I always swear by tea tree oil to soothe my spots but I know it doesn't work the same for everyone. Good luck hun!


----------



## magosienne (Jun 19, 2009)

Lavender ! It's the gentlest of oils, tea tree can leave a burning feeling which i don't like much. You can also apply a bandaid on your pimples



Like we say here, being ridiculous doesn't kill !


----------



## Dragonfly (Jun 20, 2009)

I heard that Vasine (eye lotion) will help take the swelling out of a pimple - haven't tried it though.


----------



## Lucy (Jun 20, 2009)

i heard squirting perfume or alcohol onto spots can help dry them out too... though i wouldn't recommend it as it's a waste of each!! LOL

if it doesn't have a head yet maybe try squeezing it and massaging it ever so gently on each side to tease some of the puss out (yeah, gross) so the head forms a bit quicker.


----------



## lily88 (Jun 20, 2009)

if its a pimple, what works best for me as a quick fix is this orange tube called termin-x...i think thats the name...but basically its a 10% benzoyl peroxide cream and i use it as spot treatment in emergenciess...it works reall well but make sure u use it as a spot treatment cuz BP will bleach ur skin if u don't want it to....this does the job in 24 hours

otherwise try puttin sum aloe vera paste, or an ice cube on it if its just inflammation--redness/irritation of the skin

o and by the way...the oils will work even if u have oily skin but might not be soo useful as an overnight remedy, maybe 2-3 days time and don't do the alcohol/perfume as it will aggravate it even more and make it bigger


----------



## pinksugar (Jun 21, 2009)

the spots turned out fine, I was really impressed with the lavender oil! but now I have a cold sore.

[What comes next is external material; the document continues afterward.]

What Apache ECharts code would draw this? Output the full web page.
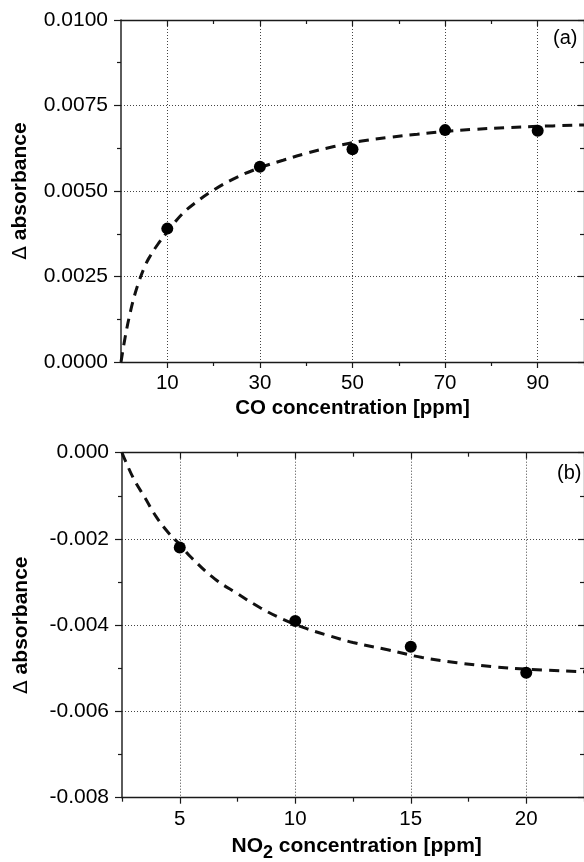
<!DOCTYPE html>
<html><head><meta charset="utf-8">
<script src="https://cdn.jsdelivr.net/npm/echarts@6/dist/echarts.min.js"></script>
<style>html,body{margin:0;padding:0;background:#fff}#c{width:584px;height:862px}</style>
</head><body><div id="c"></div>
<script>
// ---- data (a): CO ----
const coX = [10, 30, 50, 70, 90];
const coY = [0.0039, 0.00571, 0.00622, 0.00678, 0.00676];
const coFitX = [0, 1, 2, 3, 4, 5, 6, 8, 10, 13, 16, 20, 25, 30, 35, 40, 46, 52, 58, 64, 70, 76, 83, 90, 100];
const coFitY = [0, 0.0008, 0.00145, 0.00198, 0.0024, 0.00275, 0.00303, 0.00345, 0.0038, 0.0043, 0.00465, 0.00503, 0.0054, 0.00568, 0.0059, 0.0061, 0.0063, 0.00646, 0.00657, 0.00666, 0.00674, 0.0068, 0.00685, 0.00689, 0.00693];
const coMajorTicks = [10, 30, 50, 70, 90];
const coMinorTicks = [20, 40, 60, 80, 100];
// ---- data (b): NO2 ----
const no2X = [5, 10, 15, 20];
const no2Y = [-0.0022, -0.0039, -0.0045, -0.0051];
const no2FitX = [2.5, 3, 3.5, 4, 4.5, 5, 5.5, 6.5, 7.5, 8.5, 9.5, 10.5, 11.5, 12.5, 14, 15.5, 17, 18.5, 20, 22.5];
const no2FitY = [0, -0.0006, -0.00105, -0.0015, -0.00185, -0.00213, -0.00243, -0.00292, -0.00327, -0.0036, -0.00387, -0.00408, -0.00425, -0.0044, -0.00457, -0.00475, -0.00487, -0.00496, -0.00502, -0.00508];
const no2MajorTicks = [5, 10, 15, 20];
const no2MinorTicks = [2.5, 7.5, 12.5, 17.5, 22.5];
// axis title pieces (b): "NO" + subscript "2" + rest
const no2TitleParts = ['NO', '2', ' concentration [ppm]'];

const FONT = "'Liberation Sans', Arial, Helvetica, sans-serif";
const AX = '#1a1a1a';
const gridLine = { show: true, lineStyle: { color: '#444', width: 1, type: [1, 2] } };

function xAxes(gi, min, max, major, minor, name, nameGap, nameStyle) {
  const base = { type: 'value', gridIndex: gi, min: min, max: max, splitLine: { show: false } };
  return [
    Object.assign({}, base, {
      position: 'bottom',
      axisLine: { show: true, onZero: false, lineStyle: { color: AX, width: 1.3 } },
      axisTick: { show: true, customValues: major, length: 6, lineStyle: { color: AX, width: 1.2 } },
      axisLabel: { show: true, customValues: major, margin: 11, fontSize: 20.5, color: '#000', fontFamily: FONT },
      splitLine: gridLine,
      name: name, nameLocation: 'middle', nameGap: nameGap, nameTextStyle: nameStyle
    }),
    Object.assign({}, base, {
      position: 'bottom',
      axisLine: { show: false, onZero: false },
      axisTick: { show: true, customValues: minor, length: 4, lineStyle: { color: AX, width: 1.2 } },
      axisLabel: { show: false }
    }),
    Object.assign({}, base, {
      position: 'top',
      axisLine: { show: true, onZero: false, lineStyle: { color: AX, width: 1.3 } },
      axisTick: { show: true, inside: true, customValues: major, length: 6, lineStyle: { color: AX, width: 1.2 } },
      axisLabel: { show: false }
    }),
    Object.assign({}, base, {
      position: 'top',
      axisLine: { show: false, onZero: false },
      axisTick: { show: true, inside: true, customValues: minor, length: 4, lineStyle: { color: AX, width: 1.2 } },
      axisLabel: { show: false }
    })
  ];
}

function yAxes(gi, min, max, interval, digits) {
  const yName = '{d|\u0394} absorbance';
  return [
    {
      type: 'value', gridIndex: gi, min: min, max: max, interval: interval, position: 'left',
      axisLine: { show: true, onZero: false, lineStyle: { color: '#333', width: 1.6 } },
      axisTick: { show: true, length: 7, lineStyle: { color: AX, width: 1.2 } },
      minorTick: { show: true, splitNumber: 2, length: 4, lineStyle: { color: AX, width: 1.2 } },
      axisLabel: { margin: 13, fontSize: 21, color: '#000', fontFamily: FONT, formatter: v => v.toFixed(digits) },
      splitLine: gridLine,
      name: yName, nameLocation: 'middle', nameGap: 90,
      nameTextStyle: { fontSize: 21, fontWeight: 'bold', color: '#000', fontFamily: FONT,
        rich: { d: { fontSize: 20, fontWeight: 'normal', color: '#000', fontFamily: "'DejaVu Sans', sans-serif" } } }
    },
    {
      type: 'value', gridIndex: gi, min: min, max: max, interval: interval, position: 'right',
      axisLine: { show: true, onZero: false, lineStyle: { color: AX, width: 1.3 } },
      axisTick: { show: true, inside: true, length: 6, lineStyle: { color: AX, width: 1.2 } },
      minorTick: { show: true, splitNumber: 2, length: 4, lineStyle: { color: AX, width: 1.2 } },
      axisLabel: { show: false },
      splitLine: { show: false }
    }
  ];
}

const boldName = { fontSize: 20.5, fontWeight: 'bold', color: '#000', fontFamily: FONT };

// build the NO2 title as real text pieces, measured so the subscript sits lower
const G2 = { left: 122, top: 452.7, width: 469.3, height: 345 };
const mctx = document.createElement('canvas').getContext('2d');
const mainFont = 'bold 21px ' + FONT, subFont = 'bold 18px ' + FONT;
mctx.font = mainFont; const w0 = mctx.measureText(no2TitleParts[0]).width;
const w2 = mctx.measureText(no2TitleParts[2]).width;
mctx.font = subFont; const w1 = mctx.measureText(no2TitleParts[1]).width;
const totalW = w0 + w1 + w2;
const tx0 = G2.left + G2.width / 2 - totalW / 2;
const titleY = G2.top + G2.height + 49;   // middle of main text
const subY = titleY + 6;

const zip = (a, b) => a.map((v, i) => [v, b[i]]);

const chart = echarts.init(document.getElementById('c'), null, { renderer: 'canvas' });
chart.setOption({
  animation: false,
  backgroundColor: '#fff',
  grid: [
    { left: 121, top: 20, width: 466.7, height: 342 },
    G2
  ],
  xAxis: [].concat(
    xAxes(0, 0, 100, coMajorTicks, coMinorTicks, 'CO concentration [ppm]', 36, boldName),
    xAxes(1, 2.5, 22.5, no2MajorTicks, no2MinorTicks, '', 35, boldName)
  ),
  yAxis: [].concat(
    yAxes(0, 0, 0.01, 0.0025, 4),
    yAxes(1, -0.008, 0, 0.002, 3)
  ),
  graphic: [
    { type: 'text', left: 553, top: 28, style: { text: '(a)', fontSize: 20, fill: '#000', fontFamily: FONT } },
    { type: 'text', left: 557, top: 463, style: { text: '(b)', fontSize: 20, fill: '#000', fontFamily: FONT } },
    { type: 'text', x: tx0, y: titleY, style: { text: no2TitleParts[0], font: mainFont, fill: '#000', verticalAlign: 'middle', align: 'left' } },
    { type: 'text', x: tx0 + w0, y: subY, style: { text: no2TitleParts[1], font: subFont, fill: '#000', verticalAlign: 'middle', align: 'left' } },
    { type: 'text', x: tx0 + w0 + w1, y: titleY, style: { text: no2TitleParts[2], font: mainFont, fill: '#000', verticalAlign: 'middle', align: 'left' } }
  ],
  series: [
    { type: 'line', xAxisIndex: 0, yAxisIndex: 0, data: zip(coFitX, coFitY), smooth: 0.4, showSymbol: false,
      lineStyle: { color: '#111', width: 3, type: [10, 7] }, z: 3 },
    { type: 'scatter', xAxisIndex: 0, yAxisIndex: 0, data: zip(coX, coY), symbol: 'circle', symbolSize: 12,
      itemStyle: { color: '#000', opacity: 1 }, z: 4 },
    { type: 'line', xAxisIndex: 4, yAxisIndex: 2, data: zip(no2FitX, no2FitY), smooth: 0.4, showSymbol: false,
      lineStyle: { color: '#111', width: 3, type: [10, 7] }, z: 3 },
    { type: 'scatter', xAxisIndex: 4, yAxisIndex: 2, data: zip(no2X, no2Y), symbol: 'circle', symbolSize: 12,
      itemStyle: { color: '#000', opacity: 1 }, z: 4 }
  ]
});
</script></body></html>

You just cannot win, can you?


----------



## Bec688 (Jun 21, 2009)

Lavender oil is the shiznit! Working where I do, I have a new found appreciation for essential oils and their benefits.

Coldsore...gahhhh, get into the lysene!


----------



## pinksugar (Jun 21, 2009)

I am! I'm downing those tablets like lollies! LOL. and using lots of cream. Stupid skin!


----------



## Hoozey (Jun 23, 2009)

Visine takes the red out of pimples. Ice helps take down the swelling. Most toothpastes no longer work anymore because the key ingredient (I forget what it was that helped) is no longer in it. Also I've seen that fluoride in toothpaste can cause breakouts- you should brush teeth before cleansing to remove any toothpaste that may have gotten around mouth. Queen Helen Mint Julep Masque is wonderful for overnight. It has kaolin clay (good for drying out) and sulfur (kills bacteria) to minimize pimple.

My mom always used camphor oil on her cold sores.


----------



## pinksugar (Jun 23, 2009)

thanks H! I didn't know that about the toothpaste.

I wonder if sephora in Italy has Queen Helene. It's not available here in Oz...


----------



## magosienne (Jun 23, 2009)

We don't in France, i don't know about Italy.


----------